Que não diria Joaquim de Carvalho se hoje pudesse ser testemunha, numa Universidade frequentada por muitos milhares de estudantes, do nivelamento cultural pela base de docentes totalmente incapazes, na sua maioria, de produzir ciência universal e conhecimento crítico inovador. A Universidade tem de ser uma escola de espírito livre, o que quer dizer de espírito crítico. E de renovação metodológica, com vista à génese do saber, à criação de um conhecimento metódico que é isso que pode chamar-se Ciência.
5. A «Reflexão sobre a Universidade», sendo uma digressão política, é também uma lição pedagógica. Representa, por isso mesmo, um trânsito lógico para o último capítulo deste volume, integrado pelo que chamamos «Esboço de uma História da Educação». É, repetimos, o canto de cisne ou o último estudo importante escrito pelo Mestre, que não teve tempo para o levar até ao fim.
Não vamos, por algumas razões óbvias, resumir o suco substancial deste valioso escrito.
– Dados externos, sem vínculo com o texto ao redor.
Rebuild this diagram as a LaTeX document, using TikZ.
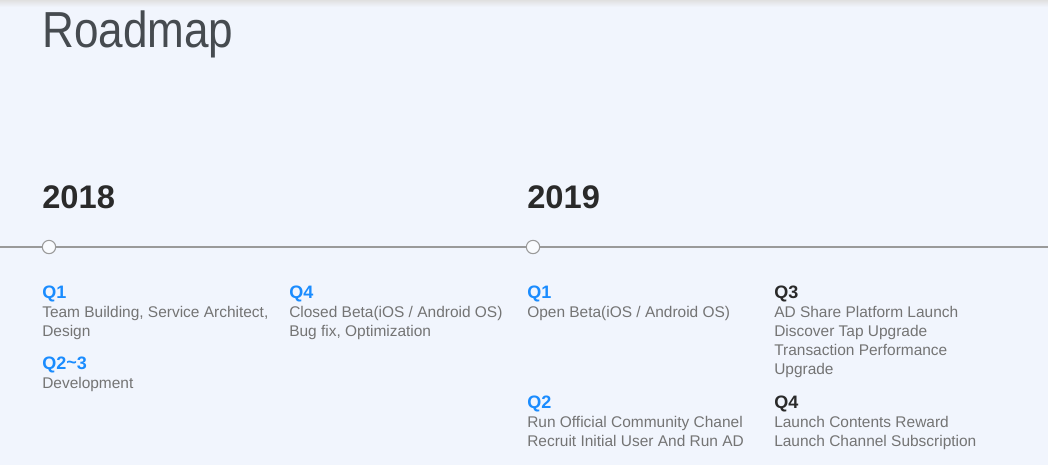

Sublinhemos apenas em que consiste o esquemático programa dos seus mais interessantes capítulos. Depois de uma breve introdução intitulada «Preliminares», abrangendo dois subcapítulos intitulados «Objeto e conceito de História da Educação» e «Valor subsidiário do estudo da educação nos povos primitivos e nas civilizações orientais», o ilustre autor estrutura deste modo a sua obra : Capítulo 1- A Educação na Grécia " (compreendendo o ideal homérico, a educação em Esparta, a educação em Atenas desde os Sofistas até Sócrates, Isócrates, Antístenes e Aristipo, Platão, Aristóteles e a educação grega no período helenístico); Capítulo II- A Educação em Roma (abarcando o estudo da educação primitiva romana, as inovações educativas de influência helénica, a educação durante o Império, a literatura romana de alcance histórico-pedagógico); Capítulo III - O Cristianismo e a constituição de novo ideal educativo e de novas instituições docentes (abraçando temas como o sentido do ideal educativo cristão, as primeiras instituições docentes cristãs, as conceções
pedagógicas de Clemente de Alexandria, de São Jerónimo e de Santo Agostinho); Capítulo IV- A Educação na Alta Idade Média (capítulo formado por breves estudos acerca das invasões dos Bárbaros e da ruma das instituições escolares romanas; as compilações didáticas dos séculos V e VI; a Igreja e as novas bases do ensino; Carlos Magno, a difusão do ensino como elemento de unificação religiosa e política, Alcuíno e Rabão Mauro; desenvolvimento do ensino eclesiástico secular; o ensino no século XII, disciplinas de estudo e método docente; a instituição da licentia docendi e o alargamento do ensino; a educação do cavaleiro); Capítulo V- A Educação na Baixa Idade Média (com o estudo das Universidades, significado e modalidade das origens; organização das Universidades medievais; método de ensino (escolástico) nas Universidades medievais; as corporações de ofícios e a preparação de artífices; o ensino particular; as escolas municipais; literatura pedagógica medieval); Capítulo VI - O Humanismo e a Educação (compreendendo uma análise da Renascença e as novas condições do ensino; o Humanismo e a conceção formativa das línguas clássicas, o método dos colóquios; educadores e tratadistas italianos de formação humanista; difusão do ensino das Humanidades nos países ocidentais; conceções pedagógicas de Rodolfo Agrícola, Erasmo, Vives, Rabelais e Montaigne); Capítulo VII - A Reforma protestante e o ensino. Atividades e conceções pedagógicas de Lutero, Melâncton, Trotzendorf e João Sturm; Capítulo VIII - A Contra-Reforma e a Educação. A Companhia de Jesus e o ensino preparatório.